Lewes Chamber of Commerce has thrown its weight behind the campaign for a better parking deal in the town.
A petition is calling for an immediate change of policy with the introduction of free on and off-street parking on a Saturday in the town centre, where practicable.
“I strongly believe that anything that can boost trade on Saturdays should be encouraged,” said Chamber President David Clark.
“We need to make Lewes stand out and become as full of shoppers as it should be. This is just common sense.”
Mr Clark said he had put the idea to the Chamber’s committee and had received only positive feedback. The jeweller has agreed to have the petition available in his premises and hopes further outlets will offer it a wider circulation and carry posters calling for a change in the stringent parking rules. It has already been signed by several hundred people.
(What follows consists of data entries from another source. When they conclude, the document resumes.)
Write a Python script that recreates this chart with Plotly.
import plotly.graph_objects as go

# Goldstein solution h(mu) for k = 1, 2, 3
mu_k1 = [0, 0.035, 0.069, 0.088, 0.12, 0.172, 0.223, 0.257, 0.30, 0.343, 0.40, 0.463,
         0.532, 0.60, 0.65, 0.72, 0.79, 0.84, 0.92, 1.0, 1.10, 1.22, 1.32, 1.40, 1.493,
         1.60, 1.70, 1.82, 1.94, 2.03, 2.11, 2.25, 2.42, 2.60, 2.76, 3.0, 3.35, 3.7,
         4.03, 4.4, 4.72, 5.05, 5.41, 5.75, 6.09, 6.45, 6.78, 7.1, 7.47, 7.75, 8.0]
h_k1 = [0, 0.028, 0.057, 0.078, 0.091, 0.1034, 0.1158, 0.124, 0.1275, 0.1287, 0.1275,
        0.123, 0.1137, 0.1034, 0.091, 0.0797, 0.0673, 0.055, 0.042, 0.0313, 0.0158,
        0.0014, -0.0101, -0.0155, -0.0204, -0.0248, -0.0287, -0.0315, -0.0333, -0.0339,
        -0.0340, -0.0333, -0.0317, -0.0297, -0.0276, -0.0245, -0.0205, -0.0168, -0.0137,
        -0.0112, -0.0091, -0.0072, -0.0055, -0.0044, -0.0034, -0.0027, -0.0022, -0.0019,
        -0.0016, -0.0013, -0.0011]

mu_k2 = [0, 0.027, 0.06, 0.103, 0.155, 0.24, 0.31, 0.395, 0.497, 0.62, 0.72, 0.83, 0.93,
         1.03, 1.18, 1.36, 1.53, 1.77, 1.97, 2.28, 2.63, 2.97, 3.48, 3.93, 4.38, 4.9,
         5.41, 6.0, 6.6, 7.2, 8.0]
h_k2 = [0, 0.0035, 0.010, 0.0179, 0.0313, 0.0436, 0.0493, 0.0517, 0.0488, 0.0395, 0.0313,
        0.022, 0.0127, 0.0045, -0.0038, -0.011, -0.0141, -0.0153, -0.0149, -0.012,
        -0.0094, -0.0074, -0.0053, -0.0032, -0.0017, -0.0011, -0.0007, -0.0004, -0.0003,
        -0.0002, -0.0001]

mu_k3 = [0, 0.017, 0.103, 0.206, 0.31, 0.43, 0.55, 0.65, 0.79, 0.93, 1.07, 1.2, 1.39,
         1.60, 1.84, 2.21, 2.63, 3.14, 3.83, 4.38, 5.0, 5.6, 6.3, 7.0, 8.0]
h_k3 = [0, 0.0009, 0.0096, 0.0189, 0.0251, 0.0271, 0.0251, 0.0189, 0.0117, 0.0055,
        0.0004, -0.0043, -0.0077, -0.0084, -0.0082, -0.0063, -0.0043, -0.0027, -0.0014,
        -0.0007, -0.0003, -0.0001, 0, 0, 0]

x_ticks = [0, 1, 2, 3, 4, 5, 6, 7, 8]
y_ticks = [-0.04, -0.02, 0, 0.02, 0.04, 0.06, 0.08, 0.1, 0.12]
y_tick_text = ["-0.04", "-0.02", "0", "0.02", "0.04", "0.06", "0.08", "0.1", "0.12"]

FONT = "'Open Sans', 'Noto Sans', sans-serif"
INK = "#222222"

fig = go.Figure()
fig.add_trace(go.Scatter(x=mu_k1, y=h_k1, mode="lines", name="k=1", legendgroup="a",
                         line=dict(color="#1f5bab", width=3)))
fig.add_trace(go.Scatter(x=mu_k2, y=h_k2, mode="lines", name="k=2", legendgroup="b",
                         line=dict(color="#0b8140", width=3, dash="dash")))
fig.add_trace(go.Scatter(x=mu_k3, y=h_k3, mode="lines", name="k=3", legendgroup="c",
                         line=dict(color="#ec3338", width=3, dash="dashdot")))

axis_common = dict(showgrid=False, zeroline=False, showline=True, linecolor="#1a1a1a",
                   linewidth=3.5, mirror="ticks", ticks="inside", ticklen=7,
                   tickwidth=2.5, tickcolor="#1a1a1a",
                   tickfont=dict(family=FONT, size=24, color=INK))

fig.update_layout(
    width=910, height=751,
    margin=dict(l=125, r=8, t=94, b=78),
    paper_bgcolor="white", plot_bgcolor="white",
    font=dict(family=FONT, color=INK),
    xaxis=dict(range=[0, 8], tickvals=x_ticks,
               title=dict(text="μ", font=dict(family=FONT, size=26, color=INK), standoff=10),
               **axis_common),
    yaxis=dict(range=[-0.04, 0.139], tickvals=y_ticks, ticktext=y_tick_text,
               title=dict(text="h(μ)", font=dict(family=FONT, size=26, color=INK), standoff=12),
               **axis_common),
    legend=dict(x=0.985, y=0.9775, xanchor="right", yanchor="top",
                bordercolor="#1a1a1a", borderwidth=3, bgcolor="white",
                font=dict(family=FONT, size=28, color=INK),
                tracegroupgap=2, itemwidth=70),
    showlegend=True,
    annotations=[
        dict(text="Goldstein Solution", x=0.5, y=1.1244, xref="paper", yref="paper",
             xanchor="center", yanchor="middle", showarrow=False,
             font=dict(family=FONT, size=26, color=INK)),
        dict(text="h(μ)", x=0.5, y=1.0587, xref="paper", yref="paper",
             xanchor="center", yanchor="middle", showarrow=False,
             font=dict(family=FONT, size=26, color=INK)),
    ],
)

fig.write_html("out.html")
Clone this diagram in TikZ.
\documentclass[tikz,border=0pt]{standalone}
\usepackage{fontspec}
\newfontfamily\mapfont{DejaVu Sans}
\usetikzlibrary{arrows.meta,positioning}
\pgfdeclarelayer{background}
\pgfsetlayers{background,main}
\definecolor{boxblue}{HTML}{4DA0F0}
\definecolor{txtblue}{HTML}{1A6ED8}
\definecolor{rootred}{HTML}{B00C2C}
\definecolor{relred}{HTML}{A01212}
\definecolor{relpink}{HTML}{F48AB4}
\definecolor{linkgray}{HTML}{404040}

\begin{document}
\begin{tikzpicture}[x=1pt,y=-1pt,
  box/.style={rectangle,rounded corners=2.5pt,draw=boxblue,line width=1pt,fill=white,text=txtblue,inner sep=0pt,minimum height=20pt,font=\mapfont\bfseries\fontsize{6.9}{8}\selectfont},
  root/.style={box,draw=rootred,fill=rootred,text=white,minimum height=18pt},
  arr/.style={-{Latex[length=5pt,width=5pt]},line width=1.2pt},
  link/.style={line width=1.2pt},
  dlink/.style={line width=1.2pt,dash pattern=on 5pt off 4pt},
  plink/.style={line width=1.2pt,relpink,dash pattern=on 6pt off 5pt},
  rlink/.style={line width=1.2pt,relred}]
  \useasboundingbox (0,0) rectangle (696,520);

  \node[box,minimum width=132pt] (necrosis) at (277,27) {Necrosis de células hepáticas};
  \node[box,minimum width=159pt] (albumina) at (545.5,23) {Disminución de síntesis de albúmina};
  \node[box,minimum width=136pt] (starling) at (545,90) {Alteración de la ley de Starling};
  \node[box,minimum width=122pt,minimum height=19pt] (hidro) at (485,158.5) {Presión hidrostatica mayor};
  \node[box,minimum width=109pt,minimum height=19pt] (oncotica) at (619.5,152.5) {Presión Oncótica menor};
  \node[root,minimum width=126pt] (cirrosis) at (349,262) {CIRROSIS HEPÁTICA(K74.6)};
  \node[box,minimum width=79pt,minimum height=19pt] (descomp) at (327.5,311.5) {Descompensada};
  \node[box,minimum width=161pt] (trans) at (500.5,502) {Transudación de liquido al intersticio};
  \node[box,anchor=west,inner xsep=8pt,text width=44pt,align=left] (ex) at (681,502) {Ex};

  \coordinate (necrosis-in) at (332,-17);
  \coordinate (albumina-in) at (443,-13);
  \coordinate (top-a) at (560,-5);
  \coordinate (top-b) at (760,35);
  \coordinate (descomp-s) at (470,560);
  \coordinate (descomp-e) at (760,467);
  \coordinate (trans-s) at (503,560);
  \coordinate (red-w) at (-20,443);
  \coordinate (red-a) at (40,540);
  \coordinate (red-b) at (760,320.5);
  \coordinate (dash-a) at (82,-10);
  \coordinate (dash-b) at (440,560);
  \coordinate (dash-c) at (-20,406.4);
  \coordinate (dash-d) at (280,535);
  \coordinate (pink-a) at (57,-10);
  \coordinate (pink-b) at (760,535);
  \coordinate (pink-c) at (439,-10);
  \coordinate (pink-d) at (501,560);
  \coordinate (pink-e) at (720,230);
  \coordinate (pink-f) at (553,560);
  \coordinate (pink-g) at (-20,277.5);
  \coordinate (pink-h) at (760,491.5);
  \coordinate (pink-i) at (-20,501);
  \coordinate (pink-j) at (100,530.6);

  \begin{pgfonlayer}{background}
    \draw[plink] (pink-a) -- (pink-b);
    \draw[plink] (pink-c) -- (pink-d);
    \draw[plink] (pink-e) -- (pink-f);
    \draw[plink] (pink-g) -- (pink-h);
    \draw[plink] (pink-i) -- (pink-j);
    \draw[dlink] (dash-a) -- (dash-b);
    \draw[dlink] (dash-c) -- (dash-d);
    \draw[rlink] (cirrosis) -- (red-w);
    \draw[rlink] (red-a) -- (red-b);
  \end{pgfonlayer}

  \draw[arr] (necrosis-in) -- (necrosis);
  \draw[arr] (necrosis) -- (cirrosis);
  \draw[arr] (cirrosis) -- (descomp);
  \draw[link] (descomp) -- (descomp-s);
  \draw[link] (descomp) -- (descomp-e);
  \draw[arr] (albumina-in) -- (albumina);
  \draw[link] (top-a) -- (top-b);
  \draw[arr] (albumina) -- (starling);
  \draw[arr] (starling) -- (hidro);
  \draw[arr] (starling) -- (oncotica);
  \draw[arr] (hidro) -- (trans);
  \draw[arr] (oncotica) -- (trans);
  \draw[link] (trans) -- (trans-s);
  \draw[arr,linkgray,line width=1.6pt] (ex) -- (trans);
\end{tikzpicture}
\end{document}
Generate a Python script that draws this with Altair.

The petition, which will be presented to Lewes District and East Sussex County Councils, is the brainchild of Lewes Town Councillor Stephen Catlin, who said he was delighted by the Chamber’s full support.
“This endorsement really gives the campaign the boost it needs,” said Cllr Catlin.
“Fighting together we may achieve something.
“It’s a positive step forward and now we may get both the county and district councils to pay attention to this once flourishing town. It must flourish again.”
The petition, which is also calling for free parking on School Hill for up to 30 minutes, aims to encourage more residents, visitors and tourists into Lewes town centre.
This would have the double benefit of boosting the local economy and making shopping and general access more convenient.
Meanwhile, Cllr Catlin has drawn attention to a call from the Secretary of State for Communities for councils to ditch “anti-car” dogma and boost parking.
New planning guidance, due to be published this week, would also say councils should ensure parking charges do not “undermine” local economies.
“Draconian” parking policies and “over-zealous traffic wardens” had driven motorists into internet retailers and out-of-town stores, Eric Pickles said.
Parking charges should be appropriate and not undermine the vitality of town centres and local shops.